Janekxyz commented 6 years ago

@andersskog Your answer doesn't work in my case.

puma007 commented 6 years ago

@andersskog I have try your answer,but only run a few steps, it throws out of memory error, image resolution is not large, less than 600

puma007 commented 6 years ago

@lucasharada I have the same error, have you solved it?

puma007 commented 6 years ago

@aselle I have the same error, is there a solution now?
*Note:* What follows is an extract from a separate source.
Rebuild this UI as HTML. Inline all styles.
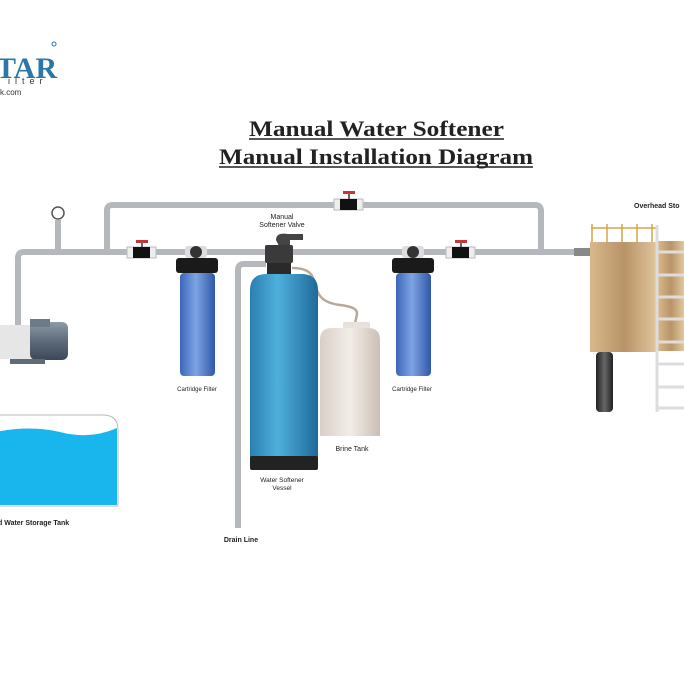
<!DOCTYPE html>
<html><head><meta charset="utf-8"><style>
html,body{margin:0;padding:0;background:#fff;}
svg{display:block;font-family:"Liberation Sans",sans-serif;}
</style></head><body>
<svg width="684" height="684" viewBox="0 0 684 684" xmlns="http://www.w3.org/2000/svg">
<defs>
<linearGradient id="blue" x1="0" x2="1"><stop offset="0" stop-color="#2a7fb0"/><stop offset="0.4" stop-color="#4fb0dc"/><stop offset="1" stop-color="#1f6a9a"/></linearGradient>
<linearGradient id="fblue" x1="0" x2="1"><stop offset="0" stop-color="#3b66b8"/><stop offset="0.45" stop-color="#7fa4e4"/><stop offset="1" stop-color="#2f58a8"/></linearGradient>
<linearGradient id="tan" x1="0" x2="1"><stop offset="0" stop-color="#d8b88a"/><stop offset="0.5" stop-color="#b89468"/><stop offset="1" stop-color="#e2c79e"/></linearGradient>
<linearGradient id="brine" x1="0" x2="1"><stop offset="0" stop-color="#d9cfc8"/><stop offset="0.5" stop-color="#f3ede8"/><stop offset="1" stop-color="#cbbfb6"/></linearGradient>
<linearGradient id="motor" x1="0" x2="0" y1="0" y2="1"><stop offset="0" stop-color="#8d9aa8"/><stop offset="0.5" stop-color="#5d6b7a"/><stop offset="1" stop-color="#3d4856"/></linearGradient>
<linearGradient id="leg" x1="0" x2="1"><stop offset="0" stop-color="#222"/><stop offset="0.5" stop-color="#666"/><stop offset="1" stop-color="#222"/></linearGradient>
</defs>
<!-- logo -->
<text x="-4" y="78" font-family="Liberation Serif,serif" font-weight="bold" font-size="30" fill="#2a77a8">TAR</text>
<circle cx="54" cy="44" r="2" fill="none" stroke="#2a77a8" stroke-width="1"/>
<text x="8" y="84" font-size="9" fill="#333" letter-spacing="5">ilter</text>
<text x="0" y="95" font-size="8" fill="#333">k.com</text>
<!-- title -->
<text x="249" y="136" textLength="255" lengthAdjust="spacingAndGlyphs" font-family="Liberation Serif,serif" font-weight="bold" font-size="22" fill="#222">Manual Water Softener</text>
<text x="219" y="164" textLength="314" lengthAdjust="spacingAndGlyphs" font-family="Liberation Serif,serif" font-weight="bold" font-size="22" fill="#222">Manual Installation Diagram</text>
<line x1="249" y1="139" x2="504" y2="139" stroke="#222" stroke-width="1.5"/>
<line x1="219" y1="167" x2="533" y2="167" stroke="#222" stroke-width="1.5"/>
<!-- pipes -->
<g fill="none" stroke="#b4b8bc" stroke-width="6" stroke-linejoin="round">
<path d="M18 335 V258 Q18 252 24 252 H590"/>
<path d="M107 252 V210 Q107 205 113 205 H535 Q541 205 541 211 V252"/>
<path d="M58 220 V252"/>
<path d="M238 528 V270 Q238 264 244 264 H266"/>
</g>
<path d="M574 252 H592" stroke="#888" stroke-width="8"/>
<!-- gauge -->
<circle cx="58" cy="213" r="6" fill="#fff" stroke="#555" stroke-width="1.5"/>
<!-- valves -->
<g>
<rect x="127" y="247" width="29" height="11" fill="#eee" stroke="#bbb"/><rect x="133" y="247" width="17" height="11" fill="#111"/><rect x="136" y="240" width="12" height="3" fill="#c33"/><line x1="142" y1="242" x2="142" y2="247" stroke="#666" stroke-width="2"/>
<rect x="334" y="199" width="29" height="11" fill="#eee" stroke="#bbb"/><rect x="340" y="199" width="17" height="11" fill="#111"/><rect x="343" y="191" width="12" height="3" fill="#c33"/><line x1="349" y1="193" x2="349" y2="199" stroke="#666" stroke-width="2"/>
<rect x="446" y="247" width="29" height="11" fill="#eee" stroke="#bbb"/><rect x="452" y="247" width="17" height="11" fill="#111"/><rect x="455" y="240" width="12" height="3" fill="#c33"/><line x1="461" y1="242" x2="461" y2="247" stroke="#666" stroke-width="2"/>
</g>
<!-- filter 1 -->
<rect x="185" y="246" width="22" height="12" rx="3" fill="#ddd"/><circle cx="196" cy="252" r="6" fill="#333"/>
<rect x="176" y="258" width="42" height="15" rx="3" fill="#1a1a1a"/>
<rect x="180" y="273" width="35" height="103" rx="4" fill="url(#fblue)"/>
<text x="197" y="391" text-anchor="middle" font-size="6" fill="#222">Cartridge Filter</text>
<!-- filter 2 -->
<rect x="402" y="246" width="22" height="12" rx="3" fill="#ddd"/><circle cx="413" cy="252" r="6" fill="#333"/>
<rect x="392" y="258" width="42" height="15" rx="3" fill="#1a1a1a"/>
<rect x="396" y="273" width="35" height="103" rx="4" fill="url(#fblue)"/>
<text x="412" y="391" text-anchor="middle" font-size="6" fill="#222">Cartridge Filter</text>
<!-- softener -->
<path d="M292 268 C330 268 300 300 340 305 C365 308 355 315 355 325" fill="none" stroke="#b9a898" stroke-width="2.5"/>
<path d="M276 240 Q276 232 288 234 H303 V240 H290 V248 H280 Z" fill="#444"/>
<rect x="265" y="245" width="28" height="18" rx="2" fill="#3a3a3a"/>
<rect x="267" y="263" width="24" height="12" fill="#2a2a2a"/>
<path d="M250 290 Q250 275 265 274 H303 Q318 275 318 290 V458 H250 Z" fill="url(#blue)"/>
<rect x="250" y="456" width="68" height="14" rx="2" fill="#222"/>
<text x="282" y="219" text-anchor="middle" font-size="7" fill="#222">Manual</text>
<text x="282" y="227" text-anchor="middle" font-size="7" fill="#222">Softener Valve</text>
<text x="282" y="482" text-anchor="middle" font-size="6.5" fill="#222">Water Softener</text>
<text x="282" y="490" text-anchor="middle" font-size="6.5" fill="#222">Vessel</text>
<text x="241" y="542" text-anchor="middle" font-size="7" font-weight="bold" fill="#222">Drain Line</text>
<!-- brine -->
<rect x="343" y="322" width="27" height="8" rx="2" fill="#e8e0da"/>
<path d="M320 340 Q320 328 332 328 H368 Q380 328 380 340 V436 H320 Z" fill="url(#brine)"/>
<text x="352" y="451" text-anchor="middle" font-size="7" fill="#222">Brine Tank</text>
<!-- pump -->
<rect x="0" y="325" width="32" height="34" fill="#e6e6e6"/>
<rect x="30" y="322" width="38" height="38" rx="6" fill="url(#motor)"/>
<rect x="30" y="319" width="20" height="8" fill="#6d7a88"/>
<rect x="10" y="359" width="35" height="5" fill="#5d6b7a"/>
<!-- storage tank -->
<path d="M-5 415 H103 Q118 415 118 430 V506 H-5 Z" fill="#fff" stroke="#bbb"/>
<path d="M-5 432 Q30 425 60 432 Q90 440 117 428 V505 H-5 Z" fill="#19b6ee"/>
<text x="-2" y="525" font-size="7" font-weight="bold" fill="#222">d Water Storage Tank</text>
<!-- overhead tank -->
<text x="634" y="208" font-size="7" font-weight="bold" fill="#222">Overhead Sto</text>
<g stroke="#d9a24a" stroke-width="1.5"><line x1="591" y1="228" x2="656" y2="228"/>
<line x1="592" y1="224" x2="592" y2="242"/><line x1="607" y1="224" x2="607" y2="242"/><line x1="622" y1="224" x2="622" y2="242"/><line x1="637" y1="224" x2="637" y2="242"/><line x1="652" y1="224" x2="652" y2="242"/></g>
<rect x="590" y="242" width="68" height="110" fill="url(#tan)"/>
<rect x="596" y="352" width="17" height="60" rx="4" fill="url(#leg)"/>
<rect x="658" y="241" width="26" height="110" fill="url(#tan)"/>
<g stroke="#ddd" stroke-width="3"><line x1="657" y1="225" x2="657" y2="412"/>
<line x1="658" y1="252" x2="684" y2="252"/><line x1="658" y1="275" x2="684" y2="275"/><line x1="658" y1="297" x2="684" y2="297"/><line x1="658" y1="319" x2="684" y2="319"/><line x1="658" y1="342" x2="684" y2="342"/><line x1="658" y1="364" x2="684" y2="364"/><line x1="658" y1="387" x2="684" y2="387"/><line x1="658" y1="408" x2="684" y2="408"/></g>
</svg>
</body></html>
Thanks!I have set the gcloud command line with runtime-version=1.4,and the yml file is also set runtimeVersion: "1.4",but have the same error orker-replica-1 Traceback (most recent call last): File "/usr/lib/python2.7/runpy.py", line 174, in _run_module_as_main "__main__", fname, loader, pkg_name) File "/usr/lib/python2.7/runpy.py", line 72, in _run_code exec code in run_globals File "/root/.local/lib/python2.7/site-packages/object_detection/train.py", line 49, in <module> from object_detection import trainer File "/root/.local/lib/python2.7/site-packages/object_detection/trainer.py", line 27, in <module> from object_detection.builders import preprocessor_builder File "/root/.local/lib/python2.7/site-packages/object_detection/builders/preprocessor_builder.py", line 21, in <module> from object_detection.protos import preprocessor_pb2 File "/root/.local/lib/python2.7/site-packages/object_detection/protos/preprocessor_pb2.py", line 71, in <module> options=None, file=DESCRIPTOR), TypeError: __new__() got an unexpected keyword argument 'file'

ttungl commented 6 years ago

@lucasharada got the same error, any ideas?

mrainezty commented 6 years ago

l have trained my model successfully on my macbookpro, but l cannot do the same thing on google cloud, l tried all the methods mentioned above, but l cannot make it now.

zyxcambridge commented 6 years ago

https://github.com/tensorflow/models/pull/3490

can help you

zyxcambridge commented 6 years ago

maxwang7 added some commits on 28 Feb @maxwang7 annotates / fixes tutorial instructions 199e254 @maxwang7 fixes tf_example_decoder.py 82857bd @maxwang7 adds dependencies 5ffed73 @maxwang7 FOR DEMONSTRATION ONLY; NOT FOR PUSHING … 2d76dce @maxwang7 maxwang7 requested review from derekjchow and jch1 as code owners on 28 Feb

这个人 修改的四个类 ,靠谱

ymodak commented 5 years ago

Closing since this is resolved. Feel free to reopen if the issue still persists. Thanks!